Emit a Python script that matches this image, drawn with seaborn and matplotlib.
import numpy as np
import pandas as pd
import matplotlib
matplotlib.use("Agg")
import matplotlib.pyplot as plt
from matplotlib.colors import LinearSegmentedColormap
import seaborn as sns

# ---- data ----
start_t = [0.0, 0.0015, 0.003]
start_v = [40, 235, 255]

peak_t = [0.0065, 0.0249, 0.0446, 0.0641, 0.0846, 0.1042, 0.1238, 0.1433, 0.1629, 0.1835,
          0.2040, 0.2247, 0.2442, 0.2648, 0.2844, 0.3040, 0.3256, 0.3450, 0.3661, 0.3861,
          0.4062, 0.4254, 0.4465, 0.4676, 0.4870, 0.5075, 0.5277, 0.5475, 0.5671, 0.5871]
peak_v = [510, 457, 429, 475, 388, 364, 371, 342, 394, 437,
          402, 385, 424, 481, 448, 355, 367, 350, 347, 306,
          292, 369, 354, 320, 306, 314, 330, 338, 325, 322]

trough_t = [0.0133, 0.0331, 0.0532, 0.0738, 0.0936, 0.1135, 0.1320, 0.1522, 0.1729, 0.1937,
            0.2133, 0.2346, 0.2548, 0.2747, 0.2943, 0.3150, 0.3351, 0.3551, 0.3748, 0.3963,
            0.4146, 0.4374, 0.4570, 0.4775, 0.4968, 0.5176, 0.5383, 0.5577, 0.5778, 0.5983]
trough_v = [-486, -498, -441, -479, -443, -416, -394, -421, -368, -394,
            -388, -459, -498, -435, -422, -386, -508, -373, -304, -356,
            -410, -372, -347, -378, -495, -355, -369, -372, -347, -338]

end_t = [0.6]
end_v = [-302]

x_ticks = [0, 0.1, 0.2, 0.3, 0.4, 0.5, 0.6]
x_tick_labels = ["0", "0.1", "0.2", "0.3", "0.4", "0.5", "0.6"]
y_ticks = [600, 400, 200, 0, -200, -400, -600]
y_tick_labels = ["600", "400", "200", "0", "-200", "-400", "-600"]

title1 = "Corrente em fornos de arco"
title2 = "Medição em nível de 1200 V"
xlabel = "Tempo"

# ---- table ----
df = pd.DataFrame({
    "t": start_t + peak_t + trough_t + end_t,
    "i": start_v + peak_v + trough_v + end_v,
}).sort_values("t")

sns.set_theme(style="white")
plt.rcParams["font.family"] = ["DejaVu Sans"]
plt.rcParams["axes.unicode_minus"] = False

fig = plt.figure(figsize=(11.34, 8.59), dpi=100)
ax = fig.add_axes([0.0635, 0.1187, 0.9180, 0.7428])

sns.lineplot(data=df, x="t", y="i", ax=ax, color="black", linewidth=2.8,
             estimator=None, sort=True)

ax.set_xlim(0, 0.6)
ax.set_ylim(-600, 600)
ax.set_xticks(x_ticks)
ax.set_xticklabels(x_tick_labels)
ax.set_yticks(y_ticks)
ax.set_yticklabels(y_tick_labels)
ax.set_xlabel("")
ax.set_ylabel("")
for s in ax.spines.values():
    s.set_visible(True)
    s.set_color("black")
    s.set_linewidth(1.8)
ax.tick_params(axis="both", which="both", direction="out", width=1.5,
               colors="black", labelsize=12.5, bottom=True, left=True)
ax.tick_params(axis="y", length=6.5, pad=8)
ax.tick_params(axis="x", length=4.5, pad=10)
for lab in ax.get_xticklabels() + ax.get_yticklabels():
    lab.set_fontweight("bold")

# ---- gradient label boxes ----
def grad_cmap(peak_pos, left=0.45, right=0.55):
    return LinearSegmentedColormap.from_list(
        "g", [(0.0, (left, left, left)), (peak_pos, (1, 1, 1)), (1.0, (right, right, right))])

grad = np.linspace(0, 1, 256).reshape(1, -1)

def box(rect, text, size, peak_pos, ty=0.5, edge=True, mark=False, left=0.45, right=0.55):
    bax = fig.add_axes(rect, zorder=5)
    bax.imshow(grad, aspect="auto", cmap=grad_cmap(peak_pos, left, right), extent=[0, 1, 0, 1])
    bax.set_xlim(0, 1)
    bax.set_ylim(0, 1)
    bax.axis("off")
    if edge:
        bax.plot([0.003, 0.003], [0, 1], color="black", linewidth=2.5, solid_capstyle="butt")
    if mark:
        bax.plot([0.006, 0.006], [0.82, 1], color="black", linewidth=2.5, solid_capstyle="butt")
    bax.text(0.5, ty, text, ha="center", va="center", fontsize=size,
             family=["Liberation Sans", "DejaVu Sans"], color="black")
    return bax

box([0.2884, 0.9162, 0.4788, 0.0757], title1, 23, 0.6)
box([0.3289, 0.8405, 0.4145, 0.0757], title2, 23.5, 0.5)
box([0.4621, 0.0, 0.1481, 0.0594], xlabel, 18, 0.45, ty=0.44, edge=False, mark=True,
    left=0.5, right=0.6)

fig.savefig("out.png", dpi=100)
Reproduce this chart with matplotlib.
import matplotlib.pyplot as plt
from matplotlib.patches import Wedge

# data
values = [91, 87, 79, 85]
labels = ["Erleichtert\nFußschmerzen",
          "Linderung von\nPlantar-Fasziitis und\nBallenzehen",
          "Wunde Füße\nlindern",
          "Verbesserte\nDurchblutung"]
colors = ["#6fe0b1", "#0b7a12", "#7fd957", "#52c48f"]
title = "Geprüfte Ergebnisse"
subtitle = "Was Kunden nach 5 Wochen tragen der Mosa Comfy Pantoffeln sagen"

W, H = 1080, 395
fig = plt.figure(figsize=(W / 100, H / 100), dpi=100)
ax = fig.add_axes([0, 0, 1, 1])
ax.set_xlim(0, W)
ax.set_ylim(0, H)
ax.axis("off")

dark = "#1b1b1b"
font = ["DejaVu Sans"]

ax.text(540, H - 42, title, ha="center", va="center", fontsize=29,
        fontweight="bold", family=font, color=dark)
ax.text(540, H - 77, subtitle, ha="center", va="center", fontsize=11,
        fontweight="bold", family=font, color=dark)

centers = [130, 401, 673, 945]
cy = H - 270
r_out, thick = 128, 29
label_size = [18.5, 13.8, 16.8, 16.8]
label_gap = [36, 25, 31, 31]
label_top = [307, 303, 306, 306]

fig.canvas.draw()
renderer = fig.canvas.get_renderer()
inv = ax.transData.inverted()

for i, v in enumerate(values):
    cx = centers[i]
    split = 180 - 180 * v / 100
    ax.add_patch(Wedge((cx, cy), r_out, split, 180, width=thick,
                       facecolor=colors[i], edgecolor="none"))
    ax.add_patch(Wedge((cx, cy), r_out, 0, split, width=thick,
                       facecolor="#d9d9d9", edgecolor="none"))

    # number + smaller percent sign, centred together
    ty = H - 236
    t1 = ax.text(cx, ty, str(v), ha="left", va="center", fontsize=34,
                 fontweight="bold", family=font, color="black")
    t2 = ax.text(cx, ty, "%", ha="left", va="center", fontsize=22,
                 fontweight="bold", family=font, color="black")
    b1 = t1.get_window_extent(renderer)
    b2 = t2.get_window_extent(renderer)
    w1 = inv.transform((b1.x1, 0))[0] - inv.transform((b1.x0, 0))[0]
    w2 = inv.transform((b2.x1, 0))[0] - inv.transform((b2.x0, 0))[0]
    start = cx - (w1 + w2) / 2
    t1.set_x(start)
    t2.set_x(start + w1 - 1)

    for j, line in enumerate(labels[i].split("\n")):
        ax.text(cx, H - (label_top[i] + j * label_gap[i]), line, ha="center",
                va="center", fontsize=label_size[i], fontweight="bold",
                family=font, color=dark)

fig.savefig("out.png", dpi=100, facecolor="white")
#####
[EXERCISE AIM]: Check each line of the entries above, and show every one holding the word "with".

[TASK RESPONSE]:
Emit a Python script that matches this image, drawn with seaborn and matplotlib.
Reproduce this chart with matplotlib.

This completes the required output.